Sure Enough

By Ashleigh Brilliant   |   July 4, 2023

Assuming I understand it correctly – a very big assumption – if anything certain can be derived from the intellectual achievements of the past century, it is that nothing is certain. In fact, there is even a “Law of Uncertainty” – which sounds like a contradiction in terms, but which is apparently now accepted by all good physicists. I won’t even attempt to state it here, except to say that it seems to me a reverse of the message of Frank Sinatra’s song about “Love and Marriage,” which was that “You can’t have one without the other.” In this case, what you can have are the position and the momentum of a particle – but you can’t have both at the same time. Since everything that exists consists of particles, that makes the entire Universe a mass of uncertainties.

That may not scare you – although within little more than a decade after the declaration of this “Law,” it somehow made possible the development of the atomic bomb.

But it leaves us poor critters – whatever we are – wondering just how to live, while sliding down a big question mark. And in particular – at least in the short term – what can we consider more or less certain? Yes, we’ve all heard about death and taxes – an expression that’s often attributed to Benjamin Franklin, though he did not originate it. (So, if you always thought he did, there goes a certainty in itself.)

But much more certain – according to all the most popular songs – is LOVE, of which the only true kind lasts forever. But that word – “forever” – has, for me anyway, lost some of its pizzazz, since it started to be used by the U.S. Postal Service on their stamps, in what I would call a very misleading way – as if anything issued by a bureaucracy could be guaranteed to last past the
next election.

Maybe we will have to stop using that word, or even thinking in those terms, in favor of something a little simpler. There is available, as an alternative, the idea of being “permanent,” which any dictionary will tell you means “long-lasting,” but on an indefinite basis. “Forever” never ends. “Permanent” does. You just don’t know when – but not soon. “Permanent Press” should last the life of the garment; and a “Permanent Marker” should make a mark that lasts as long as whatever you make the mark on.

But probably the most popular use of that term has been in connection with human hair. An enormous number of people, mostly women, all over the world, have been dissatisfied with the natural condition of their hair, and, since the start of the last century, this has given rise to an enormous industry, offering methods, devices, and products to change it, in particular to create curls or “waves.” Hence the term “permanent wave,” often shortened to “perm,” connoting a duration of months. (Ironically people born with un-straight hair of different kinds have, for just as long, sought ways of straightening it.)

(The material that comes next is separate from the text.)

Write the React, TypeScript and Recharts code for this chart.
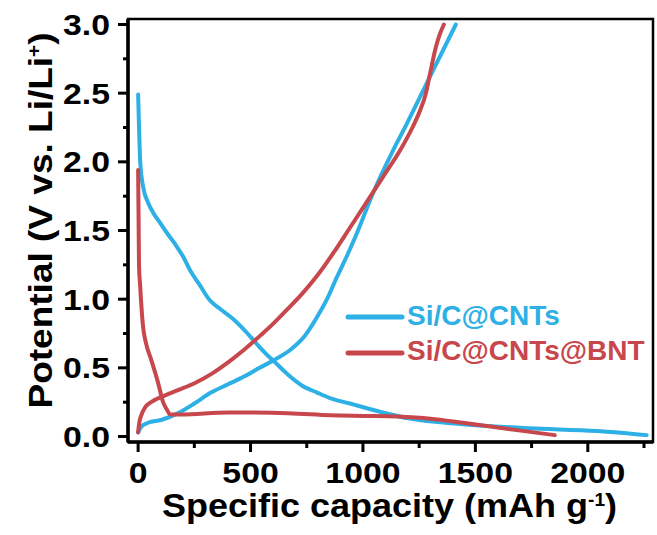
import React from "react";
import {
  LineChart,
  Line,
  XAxis,
  YAxis,
  Legend,
  ReferenceArea,
} from "recharts";

// ---- data ----
const blueDischargeX = [0, 5, 9, 22, 45, 67, 100, 129, 165, 200, 231, 275, 320, 364, 420, 476, 530, 570, 609, 667, 730, 796, 853, 942, 1076, 1209, 1444, 1742, 2040, 2262];
const blueDischargeY = [2.49, 2.2, 2.01, 1.82, 1.7, 1.63, 1.55, 1.48, 1.4, 1.31, 1.21, 1.1, 0.99, 0.93, 0.86, 0.77, 0.67, 0.6, 0.54, 0.45, 0.37, 0.32, 0.28, 0.24, 0.18, 0.13, 0.09, 0.06, 0.04, 0.01];

const blueChargeX = [0, 13, 44, 102, 178, 250, 324, 400, 476, 540, 609, 676, 740, 796, 840, 884, 930, 973, 1044, 1133, 1196, 1298, 1413];
const blueChargeY = [0.03, 0.07, 0.1, 0.12, 0.17, 0.24, 0.32, 0.38, 0.44, 0.5, 0.56, 0.63, 0.73, 0.87, 1.0, 1.16, 1.32, 1.48, 1.77, 2.08, 2.28, 2.62, 3.0];

const redDischargeX = [0, 2, 4, 9, 13, 22, 35, 58, 89, 111, 130, 142, 191, 400, 667, 853, 1000, 1151, 1300, 1444, 1667, 1853];
const redDischargeY = [1.94, 1.6, 1.24, 1.1, 0.99, 0.8, 0.68, 0.56, 0.39, 0.25, 0.19, 0.16, 0.16, 0.175, 0.17, 0.155, 0.15, 0.145, 0.13, 0.1, 0.05, 0.01];

const redChargeX = [0, 5, 13, 30, 58, 120, 180, 253, 330, 400, 470, 547, 600, 660, 730, 796, 870, 942, 1010, 1089, 1164, 1220, 1253, 1280, 1298, 1325, 1342, 1360];
const redChargeY = [0.03, 0.1, 0.15, 0.21, 0.25, 0.3, 0.34, 0.39, 0.46, 0.54, 0.63, 0.74, 0.82, 0.92, 1.04, 1.17, 1.34, 1.52, 1.69, 1.89, 2.08, 2.25, 2.37, 2.5, 2.64, 2.84, 2.93, 3.0];

const seriesNames = ["Si/C@CNTs", "Si/C@CNTs@BNT"];
const seriesColors = ["#2DB0E5", "#C8474C"];

const xTicks = [0, 250, 500, 750, 1000, 1250, 1500, 1750, 2000, 2250];
const yTicks = [0, 0.25, 0.5, 0.75, 1, 1.25, 1.5, 1.75, 2, 2.25, 2.5, 2.75, 3];
const xDomain = [-45, 2290];
const yDomain = [-0.04, 3.04];

const toPoints = (xs: number[], ys: number[]) => xs.map((x, i) => ({ x, y: ys[i] }));
const blueDischarge = toPoints(blueDischargeX, blueDischargeY);
const blueCharge = toPoints(blueChargeX, blueChargeY);
const redDischarge = toPoints(redDischargeX, redDischargeY);
const redCharge = toPoints(redChargeX, redChargeY);

const FONT = "'Liberation Sans', Arial, Helvetica, sans-serif";

const emWidth = (s: string) =>
  s.split("").reduce((a, c) => a + (c === "." ? 0.278 : 0.556), 0);

const XTick = (props: any) => {
  const { x, y, payload } = props;
  const v = payload.value;
  const major = v % 500 === 0;
  const label = String(v);
  return (
    <g>
      <line x1={x} x2={x} y1={y} y2={y + (major ? 10 : 6)} stroke="#000" strokeWidth={3} />
      {major && (
        <text
          x={x}
          y={y + 41}
          textAnchor="middle"
          fontFamily={FONT}
          fontWeight="bold"
          fontSize={30}
          fill="#000"
          textLength={emWidth(label) * 33.8}
          lengthAdjust="spacingAndGlyphs"
        >
          {label}
        </text>
      )}
    </g>
  );
};

const YTick = (props: any) => {
  const { x, y, payload } = props;
  const v = payload.value;
  const major = Math.abs(v * 2 - Math.round(v * 2)) < 1e-6;
  const label = v.toFixed(1);
  return (
    <g>
      <line x1={x} x2={x - (major ? 10 : 5)} y1={y} y2={y} stroke="#000" strokeWidth={3} />
      {major && (
        <text
          x={x - 18}
          y={y + 10.5}
          textAnchor="end"
          fontFamily={FONT}
          fontWeight="bold"
          fontSize={30}
          fill="#000"
          textLength={emWidth(label) * 33.8}
          lengthAdjust="spacingAndGlyphs"
        >
          {label}
        </text>
      )}
    </g>
  );
};

const XTitle = (props: any) => {
  const vb = props.viewBox || { x: 128, y: 442, width: 525, height: 93 };
  const cx = vb.x + vb.width / 2 - 1;
  const y = vb.y + 75;
  return (
    <text
      x={cx}
      y={y}
      textAnchor="middle"
      fontFamily={FONT}
      fontWeight="bold"
      fontSize={34}
      fill="#000"
      textLength={455}
      lengthAdjust="spacingAndGlyphs"
    >
      Specific capacity (mAh g
      <tspan dy={-11} fontSize={18}>-1</tspan>
      <tspan dy={11}>)</tspan>
    </text>
  );
};

const YTitle = (props: any) => {
  const vb = props.viewBox || { x: 0, y: 19, width: 128, height: 423 };
  const cy = vb.y + vb.height / 2 - 10;
  const cx = 52;
  return (
    <text
      x={cx}
      y={cy}
      transform={`rotate(-90, ${cx}, ${cy})`}
      textAnchor="middle"
      fontFamily={FONT}
      fontWeight="bold"
      fontSize={34}
      fill="#000"
      textLength={376}
      lengthAdjust="spacingAndGlyphs"
    >
      Potential (V vs. Li/Li
      <tspan dy={-12} fontSize={19}>+</tspan>
      <tspan dy={12}>)</tspan>
    </text>
  );
};

const LegendContent = () => (
  <svg width={310} height={70} style={{ overflow: "visible" }}>
    {seriesNames.map((name, i) => {
      const lineY = i === 0 ? 17 : 53;
      const baseY = i === 0 ? 25 : 60;
      return (
        <g key={name}>
          <line x1={8} x2={62} y1={lineY} y2={lineY} stroke={seriesColors[i]} strokeWidth={5} strokeLinecap="round" />
          <text
            x={67}
            y={baseY}
            fontFamily={FONT}
            fontWeight="bold"
            fontSize={28}
            fill={seriesColors[i]}
          >
            {name}
          </text>
        </g>
      );
    })}
  </svg>
);

export default function App() {
  return (
    <div style={{ position: "absolute", left: 0, top: 0, width: 657, height: 535, background: "#fff" }}>
      <LineChart width={657} height={535} margin={{ top: 19, right: 4, left: 0, bottom: 0 }}>
        <ReferenceArea
          x1={xDomain[0]}
          x2={xDomain[1]}
          y1={yDomain[0]}
          y2={yDomain[1]}
          fill="none"
          stroke="#000"
          strokeWidth={2.5}
          ifOverflow="visible"
        />
        <XAxis
          type="number"
          dataKey="x"
          domain={xDomain}
          ticks={xTicks}
          allowDataOverflow
          height={93}
          tickSize={0}
          tickMargin={0}
          tickLine={false}
          tick={<XTick />}
          axisLine={{ stroke: "#000", strokeWidth: 3.5 }}
          interval={0}
          label={<XTitle />}
        />
        <YAxis
          type="number"
          dataKey="y"
          domain={yDomain}
          ticks={yTicks}
          allowDataOverflow
          width={128}
          tickSize={0}
          tickMargin={0}
          tickLine={false}
          tick={<YTick />}
          axisLine={{ stroke: "#000", strokeWidth: 3.5 }}
          interval={0}
          label={<YTitle />}
        />
        <Line data={blueDischarge} dataKey="y" name={seriesNames[0]} type="monotone" stroke={seriesColors[0]} strokeWidth={4} dot={false} isAnimationActive={false} strokeLinecap="round" />
        <Line data={blueCharge} dataKey="y" name={seriesNames[0] + " charge"} legendType="none" type="monotone" stroke={seriesColors[0]} strokeWidth={4} dot={false} isAnimationActive={false} strokeLinecap="round" />
        <Line data={redDischarge} dataKey="y" name={seriesNames[1]} type="monotone" stroke={seriesColors[1]} strokeWidth={4} dot={false} isAnimationActive={false} strokeLinecap="round" />
        <Line data={redCharge} dataKey="y" name={seriesNames[1] + " charge"} legendType="none" type="monotone" stroke={seriesColors[1]} strokeWidth={4} dot={false} isAnimationActive={false} strokeLinecap="round" />
        <Legend
          layout="vertical"
          align="center"
          verticalAlign="middle"
          content={<LegendContent />}
          wrapperStyle={{ left: 340, top: 300, width: 310, height: 70 }}
        />
      </LineChart>
    </div>
  );
}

But isn’t there anything we can be really sure of anymore? Four centuries ago, it was René Descartes who left with us the immortal words which probably say it all as well as it can ever be said: “I think, therefore I am.” The only thing anybody can ever be truly certain about in this world is that they are alive. When they stop knowing that, they cease to exist.

But we do still have the expression – “Sure as Shooting” – implying the reliability of firearms, a sentiment even today prevalent in a large segment of the American population. But we also speak of a “Flash in the Pan,” which is not widely known also to be firearms related. Most people who hear or use it probably think it comes from the Gold Rush era, when sifting water from a stream in a pan might or might not produce some genuine specks of gold – the “flash,” of course, being misleading, and giving rise to false hopes. But this expression actually goes back much farther than that, to the time when muskets had to be loaded and fired by means of igniting gunpowder in an adjoining “pan.” If the attempt for some reason proved faulty, then, instead of a shot being fired, it had merely produced a “flash” in
that pan.

So, how much certainty are we left with about anything? Somehow we have enough (most of us, usually) to get out of bed. Isn’t that enough?